INFORMATION SUPPLIED:
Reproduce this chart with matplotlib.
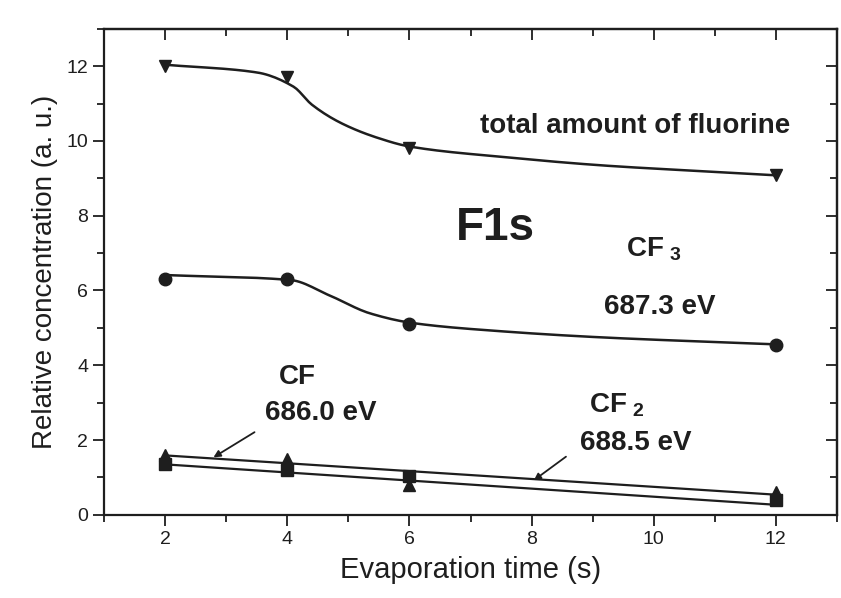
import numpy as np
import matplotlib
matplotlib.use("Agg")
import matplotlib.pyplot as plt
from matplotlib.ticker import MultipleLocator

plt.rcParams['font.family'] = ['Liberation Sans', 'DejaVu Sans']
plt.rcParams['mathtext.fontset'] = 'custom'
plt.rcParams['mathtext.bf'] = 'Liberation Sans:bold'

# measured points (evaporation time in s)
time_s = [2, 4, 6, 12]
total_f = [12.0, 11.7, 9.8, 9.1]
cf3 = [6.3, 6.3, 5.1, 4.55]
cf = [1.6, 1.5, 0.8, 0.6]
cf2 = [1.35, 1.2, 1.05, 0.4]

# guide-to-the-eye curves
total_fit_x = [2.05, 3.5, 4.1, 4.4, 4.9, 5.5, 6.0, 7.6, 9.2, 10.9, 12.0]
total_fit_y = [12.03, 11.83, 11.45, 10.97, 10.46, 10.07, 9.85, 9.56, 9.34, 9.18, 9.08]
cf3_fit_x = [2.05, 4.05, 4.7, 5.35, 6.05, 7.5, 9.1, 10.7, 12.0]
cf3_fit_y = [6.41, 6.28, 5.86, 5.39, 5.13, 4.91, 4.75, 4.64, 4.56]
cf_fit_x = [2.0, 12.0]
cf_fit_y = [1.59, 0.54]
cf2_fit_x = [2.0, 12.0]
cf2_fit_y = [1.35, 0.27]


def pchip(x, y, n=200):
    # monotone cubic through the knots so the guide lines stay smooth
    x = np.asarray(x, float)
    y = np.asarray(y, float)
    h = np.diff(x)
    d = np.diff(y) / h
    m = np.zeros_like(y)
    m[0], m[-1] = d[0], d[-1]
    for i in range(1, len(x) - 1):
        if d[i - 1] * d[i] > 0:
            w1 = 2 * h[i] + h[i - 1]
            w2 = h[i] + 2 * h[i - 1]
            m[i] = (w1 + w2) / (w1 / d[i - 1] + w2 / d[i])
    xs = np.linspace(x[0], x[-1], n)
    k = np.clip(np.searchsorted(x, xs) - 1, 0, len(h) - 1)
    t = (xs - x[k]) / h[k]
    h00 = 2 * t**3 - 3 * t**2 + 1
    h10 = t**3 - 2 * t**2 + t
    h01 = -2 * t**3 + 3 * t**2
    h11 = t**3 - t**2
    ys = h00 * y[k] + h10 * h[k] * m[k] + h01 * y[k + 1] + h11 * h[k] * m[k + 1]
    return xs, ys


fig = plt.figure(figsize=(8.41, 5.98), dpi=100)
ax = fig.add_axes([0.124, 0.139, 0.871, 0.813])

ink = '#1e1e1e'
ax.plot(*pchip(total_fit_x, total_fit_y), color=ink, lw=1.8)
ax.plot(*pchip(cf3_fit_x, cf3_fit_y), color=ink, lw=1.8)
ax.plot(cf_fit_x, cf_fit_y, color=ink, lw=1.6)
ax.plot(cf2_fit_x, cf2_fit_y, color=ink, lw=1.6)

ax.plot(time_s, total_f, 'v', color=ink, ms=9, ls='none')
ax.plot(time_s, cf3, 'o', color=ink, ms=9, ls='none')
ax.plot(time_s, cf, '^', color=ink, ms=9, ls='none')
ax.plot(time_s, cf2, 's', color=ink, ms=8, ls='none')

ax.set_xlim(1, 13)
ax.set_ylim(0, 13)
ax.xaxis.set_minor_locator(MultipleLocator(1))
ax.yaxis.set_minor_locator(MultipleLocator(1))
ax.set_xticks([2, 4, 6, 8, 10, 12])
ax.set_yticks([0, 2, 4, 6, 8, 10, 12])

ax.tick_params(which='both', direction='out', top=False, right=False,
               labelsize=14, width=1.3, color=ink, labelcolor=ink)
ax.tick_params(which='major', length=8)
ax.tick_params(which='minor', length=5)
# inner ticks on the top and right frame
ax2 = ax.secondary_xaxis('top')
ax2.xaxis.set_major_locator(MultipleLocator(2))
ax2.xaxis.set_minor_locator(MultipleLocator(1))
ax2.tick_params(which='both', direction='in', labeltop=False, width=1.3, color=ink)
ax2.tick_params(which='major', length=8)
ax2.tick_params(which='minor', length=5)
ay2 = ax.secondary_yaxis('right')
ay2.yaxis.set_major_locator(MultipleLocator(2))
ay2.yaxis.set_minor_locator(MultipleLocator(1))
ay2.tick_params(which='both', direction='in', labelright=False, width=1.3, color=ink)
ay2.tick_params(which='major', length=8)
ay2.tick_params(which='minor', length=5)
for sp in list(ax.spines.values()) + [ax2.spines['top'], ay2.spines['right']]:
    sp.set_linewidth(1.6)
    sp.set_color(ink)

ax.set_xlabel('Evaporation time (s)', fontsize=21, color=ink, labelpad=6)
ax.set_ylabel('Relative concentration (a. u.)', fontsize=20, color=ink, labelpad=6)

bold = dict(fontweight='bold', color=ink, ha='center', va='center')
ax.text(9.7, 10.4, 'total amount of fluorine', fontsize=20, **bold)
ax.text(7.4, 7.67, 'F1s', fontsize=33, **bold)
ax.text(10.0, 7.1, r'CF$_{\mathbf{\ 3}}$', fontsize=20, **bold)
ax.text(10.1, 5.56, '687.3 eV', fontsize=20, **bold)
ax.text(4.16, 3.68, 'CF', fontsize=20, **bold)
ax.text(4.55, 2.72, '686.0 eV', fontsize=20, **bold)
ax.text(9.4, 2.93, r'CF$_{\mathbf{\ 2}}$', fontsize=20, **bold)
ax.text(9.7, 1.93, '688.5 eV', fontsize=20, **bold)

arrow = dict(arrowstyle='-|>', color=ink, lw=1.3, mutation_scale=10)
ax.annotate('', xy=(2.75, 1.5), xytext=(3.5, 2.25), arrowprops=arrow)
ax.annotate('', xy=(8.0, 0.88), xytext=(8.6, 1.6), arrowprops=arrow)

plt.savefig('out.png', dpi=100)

EXERCISE INSTRUCTIONS: Repeat the listing above up to and including the line with "ax.plot(cf2_fit_x, cf2_fit_y, color=ink, lw=1.6)", starting from its first line. Drop any pictures.

FINISHED TASK:
Reproduce this chart with matplotlib.
import numpy as np
import matplotlib
matplotlib.use("Agg")
import matplotlib.pyplot as plt
from matplotlib.ticker import MultipleLocator

plt.rcParams['font.family'] = ['Liberation Sans', 'DejaVu Sans']
plt.rcParams['mathtext.fontset'] = 'custom'
plt.rcParams['mathtext.bf'] = 'Liberation Sans:bold'

# measured points (evaporation time in s)
time_s = [2, 4, 6, 12]
total_f = [12.0, 11.7, 9.8, 9.1]
cf3 = [6.3, 6.3, 5.1, 4.55]
cf = [1.6, 1.5, 0.8, 0.6]
cf2 = [1.35, 1.2, 1.05, 0.4]

# guide-to-the-eye curves
total_fit_x = [2.05, 3.5, 4.1, 4.4, 4.9, 5.5, 6.0, 7.6, 9.2, 10.9, 12.0]
total_fit_y = [12.03, 11.83, 11.45, 10.97, 10.46, 10.07, 9.85, 9.56, 9.34, 9.18, 9.08]
cf3_fit_x = [2.05, 4.05, 4.7, 5.35, 6.05, 7.5, 9.1, 10.7, 12.0]
cf3_fit_y = [6.41, 6.28, 5.86, 5.39, 5.13, 4.91, 4.75, 4.64, 4.56]
cf_fit_x = [2.0, 12.0]
cf_fit_y = [1.59, 0.54]
cf2_fit_x = [2.0, 12.0]
cf2_fit_y = [1.35, 0.27]


def pchip(x, y, n=200):
    # monotone cubic through the knots so the guide lines stay smooth
    x = np.asarray(x, float)
    y = np.asarray(y, float)
    h = np.diff(x)
    d = np.diff(y) / h
    m = np.zeros_like(y)
    m[0], m[-1] = d[0], d[-1]
    for i in range(1, len(x) - 1):
        if d[i - 1] * d[i] > 0:
            w1 = 2 * h[i] + h[i - 1]
            w2 = h[i] + 2 * h[i - 1]
            m[i] = (w1 + w2) / (w1 / d[i - 1] + w2 / d[i])
    xs = np.linspace(x[0], x[-1], n)
    k = np.clip(np.searchsorted(x, xs) - 1, 0, len(h) - 1)
    t = (xs - x[k]) / h[k]
    h00 = 2 * t**3 - 3 * t**2 + 1
    h10 = t**3 - 2 * t**2 + t
    h01 = -2 * t**3 + 3 * t**2
    h11 = t**3 - t**2
    ys = h00 * y[k] + h10 * h[k] * m[k] + h01 * y[k + 1] + h11 * h[k] * m[k + 1]
    return xs, ys


fig = plt.figure(figsize=(8.41, 5.98), dpi=100)
ax = fig.add_axes([0.124, 0.139, 0.871, 0.813])

ink = '#1e1e1e'
ax.plot(*pchip(total_fit_x, total_fit_y), color=ink, lw=1.8)
ax.plot(*pchip(cf3_fit_x, cf3_fit_y), color=ink, lw=1.8)
ax.plot(cf_fit_x, cf_fit_y, color=ink, lw=1.6)
ax.plot(cf2_fit_x, cf2_fit_y, color=ink, lw=1.6)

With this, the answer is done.